* [WHAT NEEDS TO BE DONE]:
Select every line below containing the word "matplotlib".

* [DATASET EXCERPT]:
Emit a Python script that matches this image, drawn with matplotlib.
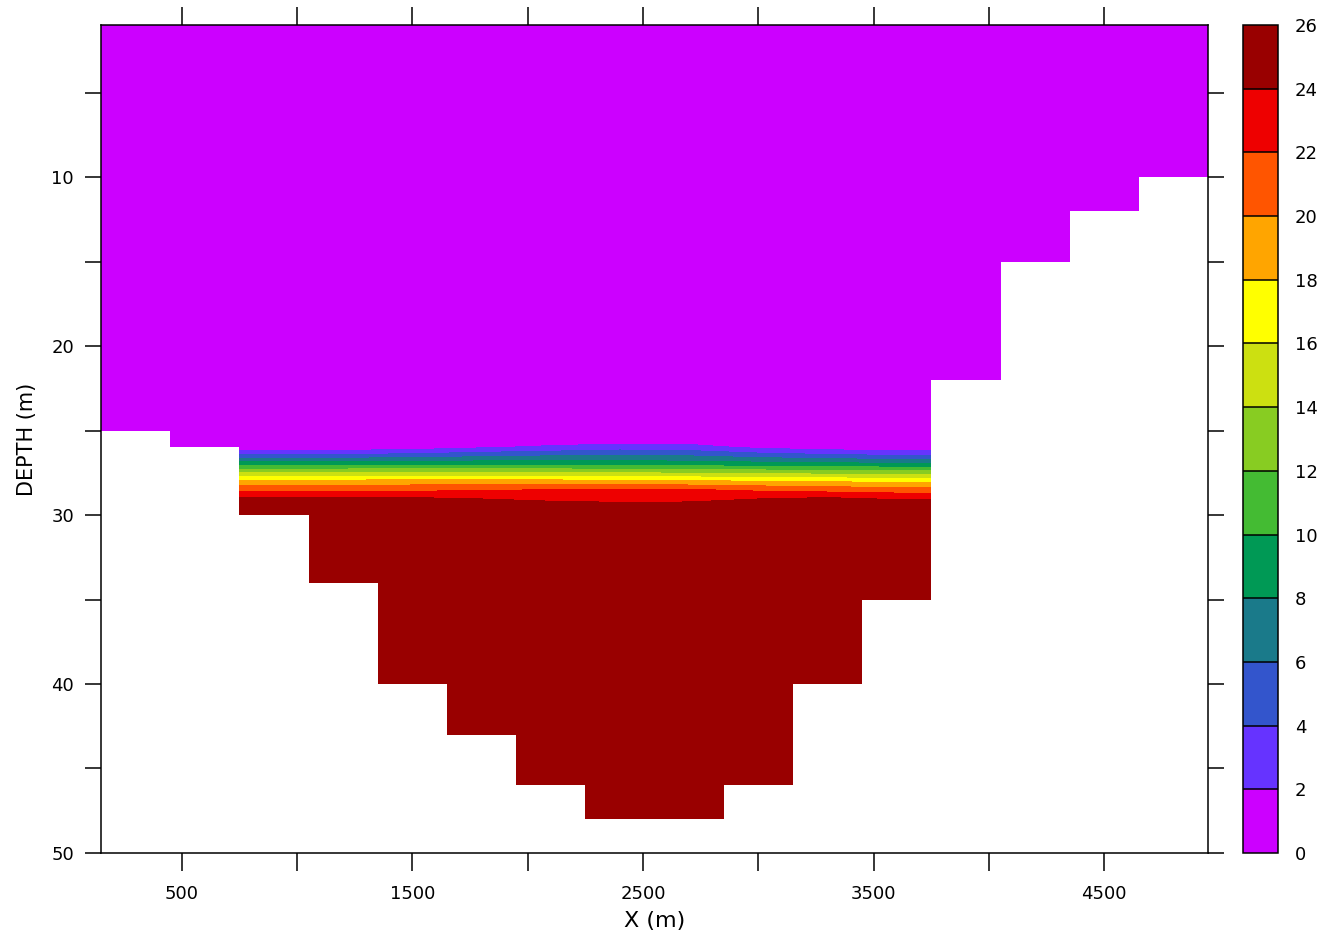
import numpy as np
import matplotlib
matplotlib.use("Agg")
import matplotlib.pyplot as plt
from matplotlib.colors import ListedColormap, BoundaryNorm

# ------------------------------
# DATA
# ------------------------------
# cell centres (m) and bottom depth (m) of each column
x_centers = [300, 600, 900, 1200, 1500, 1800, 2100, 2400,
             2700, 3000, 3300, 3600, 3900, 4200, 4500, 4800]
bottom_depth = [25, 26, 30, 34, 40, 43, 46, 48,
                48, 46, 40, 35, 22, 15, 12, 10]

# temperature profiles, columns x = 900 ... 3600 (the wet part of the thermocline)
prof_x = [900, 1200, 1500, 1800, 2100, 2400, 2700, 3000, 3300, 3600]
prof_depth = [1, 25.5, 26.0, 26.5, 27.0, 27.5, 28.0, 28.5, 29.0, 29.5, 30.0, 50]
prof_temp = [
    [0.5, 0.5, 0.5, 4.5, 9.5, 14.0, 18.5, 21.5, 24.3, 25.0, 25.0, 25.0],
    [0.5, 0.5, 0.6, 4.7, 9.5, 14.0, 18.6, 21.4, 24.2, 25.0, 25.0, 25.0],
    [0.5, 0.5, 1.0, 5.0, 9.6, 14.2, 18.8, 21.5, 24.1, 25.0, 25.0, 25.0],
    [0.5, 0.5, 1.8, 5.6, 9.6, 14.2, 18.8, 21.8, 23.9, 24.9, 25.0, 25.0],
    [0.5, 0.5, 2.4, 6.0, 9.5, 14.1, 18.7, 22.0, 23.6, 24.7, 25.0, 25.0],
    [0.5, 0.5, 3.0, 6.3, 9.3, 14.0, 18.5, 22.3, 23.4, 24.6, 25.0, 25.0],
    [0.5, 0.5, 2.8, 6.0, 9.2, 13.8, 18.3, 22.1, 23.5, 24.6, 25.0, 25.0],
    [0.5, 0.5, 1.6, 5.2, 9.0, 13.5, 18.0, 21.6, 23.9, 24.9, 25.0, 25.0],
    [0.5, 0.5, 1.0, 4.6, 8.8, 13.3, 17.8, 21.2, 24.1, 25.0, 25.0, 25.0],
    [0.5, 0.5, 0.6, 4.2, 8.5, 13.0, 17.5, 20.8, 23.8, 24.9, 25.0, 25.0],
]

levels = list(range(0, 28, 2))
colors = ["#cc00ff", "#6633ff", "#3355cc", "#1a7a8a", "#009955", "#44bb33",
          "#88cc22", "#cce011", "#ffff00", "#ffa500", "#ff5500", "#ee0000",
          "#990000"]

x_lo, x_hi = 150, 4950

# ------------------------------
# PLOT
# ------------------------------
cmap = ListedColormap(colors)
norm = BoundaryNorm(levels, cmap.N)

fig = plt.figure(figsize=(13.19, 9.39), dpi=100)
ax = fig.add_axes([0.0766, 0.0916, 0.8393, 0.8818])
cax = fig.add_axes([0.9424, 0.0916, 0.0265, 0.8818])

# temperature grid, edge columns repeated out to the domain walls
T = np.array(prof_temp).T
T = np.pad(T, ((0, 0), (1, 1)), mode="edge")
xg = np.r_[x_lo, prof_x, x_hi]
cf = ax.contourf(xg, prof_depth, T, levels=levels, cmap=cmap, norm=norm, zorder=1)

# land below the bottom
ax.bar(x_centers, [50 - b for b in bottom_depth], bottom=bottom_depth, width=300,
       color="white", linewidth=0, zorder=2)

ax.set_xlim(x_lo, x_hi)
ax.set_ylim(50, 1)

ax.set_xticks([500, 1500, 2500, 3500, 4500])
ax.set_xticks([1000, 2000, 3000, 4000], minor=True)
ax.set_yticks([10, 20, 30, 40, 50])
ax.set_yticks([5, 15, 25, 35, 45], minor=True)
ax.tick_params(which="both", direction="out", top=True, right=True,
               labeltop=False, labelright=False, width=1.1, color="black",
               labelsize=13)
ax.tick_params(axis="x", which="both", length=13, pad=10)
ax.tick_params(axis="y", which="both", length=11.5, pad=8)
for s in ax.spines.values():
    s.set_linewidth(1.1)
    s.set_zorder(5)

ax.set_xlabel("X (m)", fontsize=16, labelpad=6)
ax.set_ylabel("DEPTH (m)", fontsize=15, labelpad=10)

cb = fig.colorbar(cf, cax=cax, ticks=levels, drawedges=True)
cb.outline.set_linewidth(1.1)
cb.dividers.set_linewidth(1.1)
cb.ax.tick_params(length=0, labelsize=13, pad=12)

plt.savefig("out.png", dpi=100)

* [FINISHED TASK]:
Emit a Python script that matches this image, drawn with matplotlib.
import matplotlib
matplotlib.use("Agg")
import matplotlib.pyplot as plt
from matplotlib.colors import ListedColormap, BoundaryNorm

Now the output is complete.